- _WHAT THE TASK REQUIRES_: Leave the pictures out, and retype all of the material exactly as written.

■ ■ ■ ■ ■ ■ ■

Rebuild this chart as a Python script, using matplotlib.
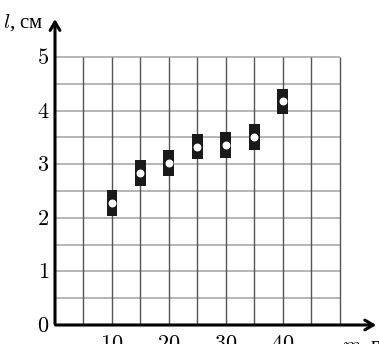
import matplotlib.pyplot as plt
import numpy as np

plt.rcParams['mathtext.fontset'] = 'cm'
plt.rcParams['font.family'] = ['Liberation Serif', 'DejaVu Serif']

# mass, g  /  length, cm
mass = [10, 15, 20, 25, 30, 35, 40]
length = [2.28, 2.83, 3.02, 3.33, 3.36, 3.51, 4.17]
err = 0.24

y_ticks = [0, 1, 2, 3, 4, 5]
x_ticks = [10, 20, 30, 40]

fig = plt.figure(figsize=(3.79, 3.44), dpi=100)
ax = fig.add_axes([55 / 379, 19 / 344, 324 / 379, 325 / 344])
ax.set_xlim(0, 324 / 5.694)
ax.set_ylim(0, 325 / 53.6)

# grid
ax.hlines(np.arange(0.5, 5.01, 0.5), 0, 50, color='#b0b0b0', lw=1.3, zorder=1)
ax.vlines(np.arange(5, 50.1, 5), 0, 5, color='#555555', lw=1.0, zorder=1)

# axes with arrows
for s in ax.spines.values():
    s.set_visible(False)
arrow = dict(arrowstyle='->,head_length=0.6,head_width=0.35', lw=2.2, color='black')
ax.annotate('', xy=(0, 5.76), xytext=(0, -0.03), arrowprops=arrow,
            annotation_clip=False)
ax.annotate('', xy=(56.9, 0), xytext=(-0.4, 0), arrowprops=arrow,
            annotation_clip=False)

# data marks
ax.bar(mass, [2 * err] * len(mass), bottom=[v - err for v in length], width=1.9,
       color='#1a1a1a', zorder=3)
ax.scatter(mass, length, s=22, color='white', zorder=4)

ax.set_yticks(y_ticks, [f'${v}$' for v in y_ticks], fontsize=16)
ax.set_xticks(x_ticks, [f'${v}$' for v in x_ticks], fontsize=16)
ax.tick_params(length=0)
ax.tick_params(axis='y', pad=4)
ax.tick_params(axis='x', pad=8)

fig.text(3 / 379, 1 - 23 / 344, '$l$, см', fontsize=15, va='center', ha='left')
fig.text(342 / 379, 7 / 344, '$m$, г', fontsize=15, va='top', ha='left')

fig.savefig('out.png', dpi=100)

■ ■ ■ ■ ■ ■ ■

- _RESPONSE TO THE TASK_:
Rebuild this chart as a Python script, using matplotlib.
import matplotlib.pyplot as plt
import numpy as np

plt.rcParams['mathtext.fontset'] = 'cm'
plt.rcParams['font.family'] = ['Liberation Serif', 'DejaVu Serif']

# mass, g  /  length, cm
mass = [10, 15, 20, 25, 30, 35, 40]
length = [2.28, 2.83, 3.02, 3.33, 3.36, 3.51, 4.17]
err = 0.24

y_ticks = [0, 1, 2, 3, 4, 5]
x_ticks = [10, 20, 30, 40]

fig = plt.figure(figsize=(3.79, 3.44), dpi=100)
ax = fig.add_axes([55 / 379, 19 / 344, 324 / 379, 325 / 344])
ax.set_xlim(0, 324 / 5.694)
ax.set_ylim(0, 325 / 53.6)

# grid
ax.hlines(np.arange(0.5, 5.01, 0.5), 0, 50, color='#b0b0b0', lw=1.3, zorder=1)
ax.vlines(np.arange(5, 50.1, 5), 0, 5, color='#555555', lw=1.0, zorder=1)

# axes with arrows
for s in ax.spines.values():
    s.set_visible(False)
arrow = dict(arrowstyle='->,head_length=0.6,head_width=0.35', lw=2.2, color='black')
ax.annotate('', xy=(0, 5.76), xytext=(0, -0.03), arrowprops=arrow,
            annotation_clip=False)
ax.annotate('', xy=(56.9, 0), xytext=(-0.4, 0), arrowprops=arrow,
            annotation_clip=False)

# data marks
ax.bar(mass, [2 * err] * len(mass), bottom=[v - err for v in length], width=1.9,
       color='#1a1a1a', zorder=3)
ax.scatter(mass, length, s=22, color='white', zorder=4)

ax.set_yticks(y_ticks, [f'${v}$' for v in y_ticks], fontsize=16)
ax.set_xticks(x_ticks, [f'${v}$' for v in x_ticks], fontsize=16)
ax.tick_params(length=0)
ax.tick_params(axis='y', pad=4)
ax.tick_params(axis='x', pad=8)

fig.text(3 / 379, 1 - 23 / 344, '$l$, см', fontsize=15, va='center', ha='left')
fig.text(342 / 379, 7 / 344, '$m$, г', fontsize=15, va='top', ha='left')

fig.savefig('out.png', dpi=100)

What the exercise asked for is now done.